このレビューはネタバレを含みます▼
幼少期、母の不幸な死を目にし、深い心の傷を負ってしまった貴族のルパート。その屋敷に、母の薬代を稼ぐため下働きに入ったノア。交わる事なき二人でしたが、ルパートの継母を欺くために、いきなり仮初めの恋人となり、何と初対面で有るにもかかわらずノアにキスをしてしまうルパート。アッ、こりゃもう心奪われたなと。だって、いくらその場凌ぎの恋人でも、ハグぐらいはやりましょうが、キスまでは、ねぇ~。でも、ルパートの気持ちもわかります。ページを重ねるごと、ノアのピュアで健気さが可愛くて可愛くて。お洋服も、何を着ても愛らしい。
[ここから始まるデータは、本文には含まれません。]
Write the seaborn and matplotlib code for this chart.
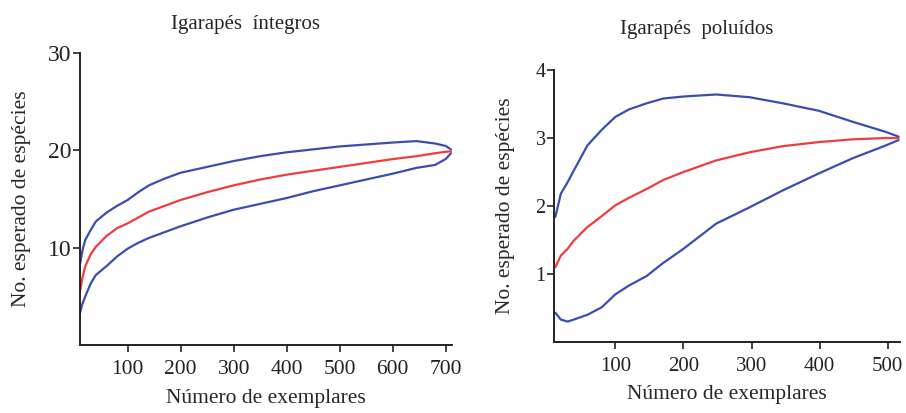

日々のご馳走に華麗な服。更に、ルパートの愛を知り、何不自由なき日常。私なら胡座をかくところですが、ノアはどこまでも己の立場をわきまえてルパートに尽くします。そんなノアがルパートの父に銃を向けるシーン。初めて自分の固い意志を吐露します。その真摯な愛に父親は根負け。私、ルパートのお父さん、ある意味、家の犠牲者と思いました。これだけの家柄、レベルを落とさず次世代に継承していくため己を捨てたと。今のルパートが幸せに豊かに暮らして行けるのは、父親や代々当主のおかげ。その現実を忘れてほしくありません。
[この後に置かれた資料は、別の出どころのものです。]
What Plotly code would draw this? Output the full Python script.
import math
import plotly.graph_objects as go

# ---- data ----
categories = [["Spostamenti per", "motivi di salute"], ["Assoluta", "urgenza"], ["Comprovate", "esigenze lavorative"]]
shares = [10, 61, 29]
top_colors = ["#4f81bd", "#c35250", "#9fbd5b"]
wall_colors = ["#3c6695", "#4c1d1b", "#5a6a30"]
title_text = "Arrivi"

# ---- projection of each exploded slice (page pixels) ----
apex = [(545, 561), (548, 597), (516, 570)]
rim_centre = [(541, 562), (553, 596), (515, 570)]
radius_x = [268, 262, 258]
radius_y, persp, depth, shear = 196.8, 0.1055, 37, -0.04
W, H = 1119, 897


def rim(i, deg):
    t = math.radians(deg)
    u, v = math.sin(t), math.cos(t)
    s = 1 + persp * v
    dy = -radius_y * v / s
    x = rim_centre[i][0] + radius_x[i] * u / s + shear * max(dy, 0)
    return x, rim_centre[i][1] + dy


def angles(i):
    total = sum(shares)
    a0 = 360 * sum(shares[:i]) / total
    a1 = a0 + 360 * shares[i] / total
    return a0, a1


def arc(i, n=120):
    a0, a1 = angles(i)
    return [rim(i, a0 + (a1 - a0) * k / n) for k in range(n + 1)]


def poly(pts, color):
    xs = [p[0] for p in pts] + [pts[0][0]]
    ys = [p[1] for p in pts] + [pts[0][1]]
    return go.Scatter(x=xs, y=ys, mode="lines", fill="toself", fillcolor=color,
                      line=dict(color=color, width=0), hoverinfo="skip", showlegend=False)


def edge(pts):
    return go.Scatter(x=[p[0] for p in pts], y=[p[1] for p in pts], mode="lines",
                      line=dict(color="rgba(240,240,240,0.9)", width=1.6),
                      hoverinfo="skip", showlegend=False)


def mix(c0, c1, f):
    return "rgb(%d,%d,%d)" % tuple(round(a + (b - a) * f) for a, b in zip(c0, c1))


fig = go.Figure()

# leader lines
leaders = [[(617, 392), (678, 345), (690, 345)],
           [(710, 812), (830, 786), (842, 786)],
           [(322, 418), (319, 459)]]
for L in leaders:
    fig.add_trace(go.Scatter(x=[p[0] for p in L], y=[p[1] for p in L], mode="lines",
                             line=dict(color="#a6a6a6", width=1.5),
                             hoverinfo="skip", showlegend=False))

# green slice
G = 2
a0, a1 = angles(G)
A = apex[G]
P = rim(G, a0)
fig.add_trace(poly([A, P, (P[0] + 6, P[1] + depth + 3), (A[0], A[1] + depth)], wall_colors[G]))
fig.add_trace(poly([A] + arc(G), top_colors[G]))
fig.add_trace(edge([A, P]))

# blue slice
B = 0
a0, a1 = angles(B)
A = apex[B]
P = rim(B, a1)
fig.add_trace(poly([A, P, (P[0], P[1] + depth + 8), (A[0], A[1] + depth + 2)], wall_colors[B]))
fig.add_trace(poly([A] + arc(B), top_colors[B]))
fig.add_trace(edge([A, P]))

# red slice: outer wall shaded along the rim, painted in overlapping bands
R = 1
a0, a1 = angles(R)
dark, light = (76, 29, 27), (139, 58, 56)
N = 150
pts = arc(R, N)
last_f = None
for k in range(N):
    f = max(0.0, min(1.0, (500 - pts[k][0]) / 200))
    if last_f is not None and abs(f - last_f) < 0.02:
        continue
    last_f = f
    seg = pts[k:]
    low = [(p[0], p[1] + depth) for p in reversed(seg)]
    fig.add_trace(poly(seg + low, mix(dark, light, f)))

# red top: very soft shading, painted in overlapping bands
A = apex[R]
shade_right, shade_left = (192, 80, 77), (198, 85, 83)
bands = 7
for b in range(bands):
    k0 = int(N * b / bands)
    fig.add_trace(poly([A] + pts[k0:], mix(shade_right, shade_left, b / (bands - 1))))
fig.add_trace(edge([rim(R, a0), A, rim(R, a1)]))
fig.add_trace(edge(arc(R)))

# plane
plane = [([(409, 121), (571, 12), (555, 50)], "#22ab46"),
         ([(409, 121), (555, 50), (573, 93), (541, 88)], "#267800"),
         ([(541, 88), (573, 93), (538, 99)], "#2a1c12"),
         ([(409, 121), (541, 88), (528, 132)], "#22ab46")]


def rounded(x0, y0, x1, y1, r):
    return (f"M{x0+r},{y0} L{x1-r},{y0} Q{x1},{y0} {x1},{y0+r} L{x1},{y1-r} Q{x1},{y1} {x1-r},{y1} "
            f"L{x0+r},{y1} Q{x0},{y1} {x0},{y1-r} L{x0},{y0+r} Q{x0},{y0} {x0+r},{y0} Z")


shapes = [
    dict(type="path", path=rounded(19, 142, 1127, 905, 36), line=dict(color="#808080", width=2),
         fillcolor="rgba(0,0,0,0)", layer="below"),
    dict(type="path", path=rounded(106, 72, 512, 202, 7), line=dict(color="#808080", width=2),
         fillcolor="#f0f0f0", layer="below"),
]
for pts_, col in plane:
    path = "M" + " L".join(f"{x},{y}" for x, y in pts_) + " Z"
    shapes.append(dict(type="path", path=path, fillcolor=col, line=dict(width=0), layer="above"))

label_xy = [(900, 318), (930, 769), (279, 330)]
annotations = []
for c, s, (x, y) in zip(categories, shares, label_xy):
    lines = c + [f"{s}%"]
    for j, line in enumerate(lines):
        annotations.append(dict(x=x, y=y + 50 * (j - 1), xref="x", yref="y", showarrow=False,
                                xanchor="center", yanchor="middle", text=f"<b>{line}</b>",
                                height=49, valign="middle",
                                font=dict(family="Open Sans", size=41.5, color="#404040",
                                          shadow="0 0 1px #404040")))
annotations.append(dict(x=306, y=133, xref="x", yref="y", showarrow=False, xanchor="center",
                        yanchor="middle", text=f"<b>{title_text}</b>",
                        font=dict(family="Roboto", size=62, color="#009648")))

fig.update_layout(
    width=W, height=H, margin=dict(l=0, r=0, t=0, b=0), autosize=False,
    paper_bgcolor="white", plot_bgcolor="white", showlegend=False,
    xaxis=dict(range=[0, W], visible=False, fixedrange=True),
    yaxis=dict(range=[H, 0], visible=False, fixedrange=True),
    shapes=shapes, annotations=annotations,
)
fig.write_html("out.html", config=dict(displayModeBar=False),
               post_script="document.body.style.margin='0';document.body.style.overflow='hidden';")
さて、そこから二人の甘々生活の始まり、めでたし、めでたしのオンパレード、大フィナーレ。愛を求めたルパートに、愛を携えていたノア。BLと云うよりは、昔の少女文学のようでしたが、ちょっと疲れた時に、中世の御伽話に癒されました。エロのお口直し、汚れた心のお洗濯に、丁度良き一冊。おすすめです。